--- START OF EXERCISE INPUTS ---
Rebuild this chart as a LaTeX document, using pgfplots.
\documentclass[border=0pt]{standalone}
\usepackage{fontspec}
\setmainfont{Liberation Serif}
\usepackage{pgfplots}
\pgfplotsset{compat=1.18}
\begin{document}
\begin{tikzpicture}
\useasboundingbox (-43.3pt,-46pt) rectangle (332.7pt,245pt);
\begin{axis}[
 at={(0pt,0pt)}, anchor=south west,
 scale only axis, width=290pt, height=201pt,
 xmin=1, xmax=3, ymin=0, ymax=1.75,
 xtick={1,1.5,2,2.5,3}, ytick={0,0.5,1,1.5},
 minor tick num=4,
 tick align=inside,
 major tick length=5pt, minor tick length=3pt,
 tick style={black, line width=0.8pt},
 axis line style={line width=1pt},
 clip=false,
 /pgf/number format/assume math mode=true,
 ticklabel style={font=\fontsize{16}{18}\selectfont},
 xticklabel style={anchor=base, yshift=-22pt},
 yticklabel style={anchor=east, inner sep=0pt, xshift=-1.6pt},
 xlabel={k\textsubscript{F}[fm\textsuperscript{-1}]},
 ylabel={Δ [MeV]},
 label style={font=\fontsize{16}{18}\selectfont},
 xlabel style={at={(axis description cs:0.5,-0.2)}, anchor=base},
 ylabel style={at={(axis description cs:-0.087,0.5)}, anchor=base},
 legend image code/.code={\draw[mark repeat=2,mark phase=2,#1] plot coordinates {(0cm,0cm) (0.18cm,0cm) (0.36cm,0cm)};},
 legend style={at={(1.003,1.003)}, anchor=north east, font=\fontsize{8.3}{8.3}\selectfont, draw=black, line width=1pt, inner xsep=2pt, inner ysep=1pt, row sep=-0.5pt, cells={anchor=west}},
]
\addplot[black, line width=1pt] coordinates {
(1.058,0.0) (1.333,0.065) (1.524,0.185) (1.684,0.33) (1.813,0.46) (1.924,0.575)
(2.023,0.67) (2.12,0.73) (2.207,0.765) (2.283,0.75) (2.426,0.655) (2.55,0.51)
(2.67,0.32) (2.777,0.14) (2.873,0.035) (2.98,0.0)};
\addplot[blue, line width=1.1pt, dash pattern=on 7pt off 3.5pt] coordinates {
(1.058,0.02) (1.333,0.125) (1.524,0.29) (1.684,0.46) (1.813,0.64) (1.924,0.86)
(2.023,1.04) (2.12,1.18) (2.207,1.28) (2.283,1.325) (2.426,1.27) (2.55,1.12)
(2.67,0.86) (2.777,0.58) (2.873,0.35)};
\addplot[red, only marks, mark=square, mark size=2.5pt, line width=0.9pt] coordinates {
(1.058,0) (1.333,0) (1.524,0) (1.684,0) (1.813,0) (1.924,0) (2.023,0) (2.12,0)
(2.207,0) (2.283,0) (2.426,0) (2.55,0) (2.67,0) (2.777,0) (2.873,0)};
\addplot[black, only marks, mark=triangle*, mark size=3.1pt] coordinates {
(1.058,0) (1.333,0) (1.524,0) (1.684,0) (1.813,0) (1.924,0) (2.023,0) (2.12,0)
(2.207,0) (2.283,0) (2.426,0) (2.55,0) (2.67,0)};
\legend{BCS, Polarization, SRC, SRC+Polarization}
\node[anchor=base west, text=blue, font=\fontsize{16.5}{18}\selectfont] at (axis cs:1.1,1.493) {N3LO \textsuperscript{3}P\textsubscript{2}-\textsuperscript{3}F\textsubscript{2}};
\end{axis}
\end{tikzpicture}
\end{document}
--- END OF EXERCISE INPUTS ---
--- START OF EXERCISE INPUTS ---
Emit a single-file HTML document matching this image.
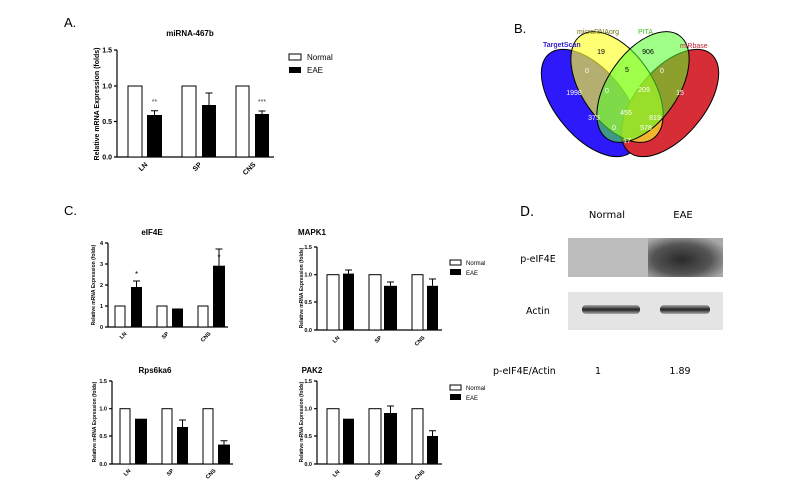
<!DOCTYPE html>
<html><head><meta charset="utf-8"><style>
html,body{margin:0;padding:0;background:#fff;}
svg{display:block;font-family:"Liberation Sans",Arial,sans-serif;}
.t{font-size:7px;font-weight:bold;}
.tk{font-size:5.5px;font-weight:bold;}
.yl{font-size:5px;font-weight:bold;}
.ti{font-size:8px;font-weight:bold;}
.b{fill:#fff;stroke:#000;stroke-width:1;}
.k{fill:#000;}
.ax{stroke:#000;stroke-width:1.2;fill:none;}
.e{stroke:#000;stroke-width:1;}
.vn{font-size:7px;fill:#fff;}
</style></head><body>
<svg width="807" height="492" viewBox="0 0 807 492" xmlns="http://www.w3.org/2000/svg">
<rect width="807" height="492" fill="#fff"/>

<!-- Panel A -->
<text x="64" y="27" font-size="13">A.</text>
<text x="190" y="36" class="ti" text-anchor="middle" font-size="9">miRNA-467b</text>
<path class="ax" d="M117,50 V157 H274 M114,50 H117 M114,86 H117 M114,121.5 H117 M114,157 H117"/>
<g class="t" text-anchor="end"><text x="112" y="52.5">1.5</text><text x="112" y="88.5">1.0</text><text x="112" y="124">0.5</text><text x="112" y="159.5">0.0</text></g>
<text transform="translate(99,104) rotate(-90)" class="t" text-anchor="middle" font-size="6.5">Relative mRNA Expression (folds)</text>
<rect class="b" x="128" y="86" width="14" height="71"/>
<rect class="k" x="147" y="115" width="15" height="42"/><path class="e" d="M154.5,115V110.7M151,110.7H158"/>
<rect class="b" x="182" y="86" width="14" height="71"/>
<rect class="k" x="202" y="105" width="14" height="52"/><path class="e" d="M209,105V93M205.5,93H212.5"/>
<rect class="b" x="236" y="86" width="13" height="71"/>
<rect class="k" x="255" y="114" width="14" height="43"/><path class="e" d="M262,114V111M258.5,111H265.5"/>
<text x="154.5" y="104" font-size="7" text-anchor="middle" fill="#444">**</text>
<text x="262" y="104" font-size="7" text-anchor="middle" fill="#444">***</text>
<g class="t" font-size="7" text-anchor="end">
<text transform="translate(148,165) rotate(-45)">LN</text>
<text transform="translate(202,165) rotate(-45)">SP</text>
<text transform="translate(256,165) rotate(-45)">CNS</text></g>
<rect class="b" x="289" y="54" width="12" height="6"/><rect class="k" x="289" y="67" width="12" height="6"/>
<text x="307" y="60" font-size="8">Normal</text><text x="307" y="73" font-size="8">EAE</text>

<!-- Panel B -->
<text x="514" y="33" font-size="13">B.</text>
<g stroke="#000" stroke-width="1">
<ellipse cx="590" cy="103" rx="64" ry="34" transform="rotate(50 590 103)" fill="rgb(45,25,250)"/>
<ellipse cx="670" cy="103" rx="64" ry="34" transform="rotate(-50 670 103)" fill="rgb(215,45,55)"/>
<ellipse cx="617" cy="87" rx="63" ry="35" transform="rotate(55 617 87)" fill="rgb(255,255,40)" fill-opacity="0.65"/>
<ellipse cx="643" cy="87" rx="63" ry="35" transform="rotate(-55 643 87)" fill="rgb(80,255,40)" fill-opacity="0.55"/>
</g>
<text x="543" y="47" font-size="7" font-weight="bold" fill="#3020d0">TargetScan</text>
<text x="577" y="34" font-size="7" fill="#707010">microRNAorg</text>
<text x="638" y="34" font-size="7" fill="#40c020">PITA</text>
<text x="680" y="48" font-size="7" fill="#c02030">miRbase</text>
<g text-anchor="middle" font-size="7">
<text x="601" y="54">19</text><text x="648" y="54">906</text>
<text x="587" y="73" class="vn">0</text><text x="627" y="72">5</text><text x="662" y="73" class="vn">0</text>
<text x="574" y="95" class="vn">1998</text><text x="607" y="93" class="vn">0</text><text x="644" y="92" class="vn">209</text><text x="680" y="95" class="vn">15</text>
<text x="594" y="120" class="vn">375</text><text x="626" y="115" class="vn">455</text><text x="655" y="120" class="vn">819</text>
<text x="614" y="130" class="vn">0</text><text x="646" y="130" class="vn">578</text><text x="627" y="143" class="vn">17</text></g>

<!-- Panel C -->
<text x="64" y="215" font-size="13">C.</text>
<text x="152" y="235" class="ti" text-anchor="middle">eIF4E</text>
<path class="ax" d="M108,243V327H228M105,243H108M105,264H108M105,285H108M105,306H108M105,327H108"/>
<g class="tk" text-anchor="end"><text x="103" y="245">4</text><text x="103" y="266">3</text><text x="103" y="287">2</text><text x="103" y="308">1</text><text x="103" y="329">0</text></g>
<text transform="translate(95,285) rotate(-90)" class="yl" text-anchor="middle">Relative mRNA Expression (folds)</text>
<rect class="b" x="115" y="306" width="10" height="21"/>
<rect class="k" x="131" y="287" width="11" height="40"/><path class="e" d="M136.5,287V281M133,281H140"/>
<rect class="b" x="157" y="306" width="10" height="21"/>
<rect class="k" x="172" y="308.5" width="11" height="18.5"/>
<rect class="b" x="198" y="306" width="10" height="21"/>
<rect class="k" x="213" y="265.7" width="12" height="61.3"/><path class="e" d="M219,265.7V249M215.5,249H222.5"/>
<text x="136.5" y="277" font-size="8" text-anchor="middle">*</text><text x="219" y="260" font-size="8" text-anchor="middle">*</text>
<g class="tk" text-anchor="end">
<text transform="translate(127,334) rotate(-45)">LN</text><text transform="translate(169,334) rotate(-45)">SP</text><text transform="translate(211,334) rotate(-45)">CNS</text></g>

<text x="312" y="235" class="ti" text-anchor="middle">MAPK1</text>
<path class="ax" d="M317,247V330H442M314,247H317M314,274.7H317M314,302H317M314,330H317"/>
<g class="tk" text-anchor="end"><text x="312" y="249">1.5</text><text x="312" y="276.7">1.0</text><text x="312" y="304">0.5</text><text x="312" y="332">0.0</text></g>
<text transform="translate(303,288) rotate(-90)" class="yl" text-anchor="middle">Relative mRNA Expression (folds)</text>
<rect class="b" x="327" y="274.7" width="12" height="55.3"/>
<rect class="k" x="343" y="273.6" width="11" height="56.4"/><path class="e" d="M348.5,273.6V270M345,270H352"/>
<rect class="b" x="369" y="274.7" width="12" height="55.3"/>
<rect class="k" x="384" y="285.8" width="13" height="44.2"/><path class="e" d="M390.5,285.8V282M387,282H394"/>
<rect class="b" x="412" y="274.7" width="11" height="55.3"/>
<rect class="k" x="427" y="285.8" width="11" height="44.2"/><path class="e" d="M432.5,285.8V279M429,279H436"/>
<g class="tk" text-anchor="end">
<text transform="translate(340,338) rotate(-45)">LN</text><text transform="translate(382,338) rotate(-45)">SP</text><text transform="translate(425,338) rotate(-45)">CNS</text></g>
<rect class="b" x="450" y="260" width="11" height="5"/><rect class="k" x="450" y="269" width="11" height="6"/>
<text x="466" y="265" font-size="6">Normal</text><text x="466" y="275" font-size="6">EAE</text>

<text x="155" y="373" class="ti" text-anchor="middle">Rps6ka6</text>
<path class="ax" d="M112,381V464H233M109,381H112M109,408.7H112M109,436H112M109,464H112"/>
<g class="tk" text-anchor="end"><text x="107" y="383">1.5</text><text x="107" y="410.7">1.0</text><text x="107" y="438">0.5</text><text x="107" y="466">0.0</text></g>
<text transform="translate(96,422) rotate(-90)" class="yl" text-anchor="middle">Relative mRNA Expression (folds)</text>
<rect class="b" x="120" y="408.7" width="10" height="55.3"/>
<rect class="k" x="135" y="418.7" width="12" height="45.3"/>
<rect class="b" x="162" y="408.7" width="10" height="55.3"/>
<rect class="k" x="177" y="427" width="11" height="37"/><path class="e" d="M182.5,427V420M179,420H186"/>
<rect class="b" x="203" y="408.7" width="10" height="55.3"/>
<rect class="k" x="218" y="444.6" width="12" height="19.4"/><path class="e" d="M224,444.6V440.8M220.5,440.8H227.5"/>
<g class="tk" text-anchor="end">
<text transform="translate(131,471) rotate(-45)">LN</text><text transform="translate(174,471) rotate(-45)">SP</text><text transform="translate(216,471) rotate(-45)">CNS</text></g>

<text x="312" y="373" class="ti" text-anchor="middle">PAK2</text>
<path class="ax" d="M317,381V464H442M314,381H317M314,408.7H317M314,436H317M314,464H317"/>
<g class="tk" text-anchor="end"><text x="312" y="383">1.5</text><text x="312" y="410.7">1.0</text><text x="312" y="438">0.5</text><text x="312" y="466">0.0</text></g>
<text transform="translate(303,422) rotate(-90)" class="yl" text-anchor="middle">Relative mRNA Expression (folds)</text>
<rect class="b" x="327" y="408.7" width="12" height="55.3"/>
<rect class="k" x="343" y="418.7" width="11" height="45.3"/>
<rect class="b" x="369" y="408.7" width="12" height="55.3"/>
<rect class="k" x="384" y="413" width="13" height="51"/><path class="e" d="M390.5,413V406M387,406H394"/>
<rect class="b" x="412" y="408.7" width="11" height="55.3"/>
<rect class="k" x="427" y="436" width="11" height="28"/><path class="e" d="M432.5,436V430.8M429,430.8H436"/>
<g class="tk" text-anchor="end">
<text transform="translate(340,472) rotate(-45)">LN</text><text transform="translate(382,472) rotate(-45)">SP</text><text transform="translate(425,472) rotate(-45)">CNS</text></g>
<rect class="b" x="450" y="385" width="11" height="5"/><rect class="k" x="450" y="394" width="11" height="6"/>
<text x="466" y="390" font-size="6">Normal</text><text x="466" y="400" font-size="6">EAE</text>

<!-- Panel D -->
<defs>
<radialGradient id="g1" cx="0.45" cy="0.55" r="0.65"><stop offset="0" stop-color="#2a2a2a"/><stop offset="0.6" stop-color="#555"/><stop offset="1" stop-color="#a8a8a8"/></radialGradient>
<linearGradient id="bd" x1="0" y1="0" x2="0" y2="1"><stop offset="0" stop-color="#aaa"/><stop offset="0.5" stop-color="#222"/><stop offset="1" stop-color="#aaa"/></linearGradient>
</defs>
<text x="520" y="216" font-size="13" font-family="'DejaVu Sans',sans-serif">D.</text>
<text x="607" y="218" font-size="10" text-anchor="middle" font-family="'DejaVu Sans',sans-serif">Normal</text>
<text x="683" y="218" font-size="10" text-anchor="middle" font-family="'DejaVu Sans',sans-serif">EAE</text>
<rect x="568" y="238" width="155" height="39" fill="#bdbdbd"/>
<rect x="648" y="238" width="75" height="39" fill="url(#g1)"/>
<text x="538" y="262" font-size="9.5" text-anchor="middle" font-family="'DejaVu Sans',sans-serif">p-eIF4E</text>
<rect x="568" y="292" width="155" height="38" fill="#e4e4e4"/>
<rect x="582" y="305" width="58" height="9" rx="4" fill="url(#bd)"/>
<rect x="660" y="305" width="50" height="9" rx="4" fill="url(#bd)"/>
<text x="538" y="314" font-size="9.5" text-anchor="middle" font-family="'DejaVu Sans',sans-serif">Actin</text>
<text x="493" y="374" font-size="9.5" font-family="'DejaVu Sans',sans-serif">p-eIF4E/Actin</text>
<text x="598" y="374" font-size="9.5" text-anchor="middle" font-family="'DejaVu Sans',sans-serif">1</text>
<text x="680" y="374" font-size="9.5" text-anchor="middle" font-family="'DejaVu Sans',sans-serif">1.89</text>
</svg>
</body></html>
--- END OF EXERCISE INPUTS ---
• _SHORT EXERCISE_: Extract each line holding the string "this".

• _REPLY_:
Rebuild this chart as a LaTeX document, using pgfplots.
Emit a single-file HTML document matching this image.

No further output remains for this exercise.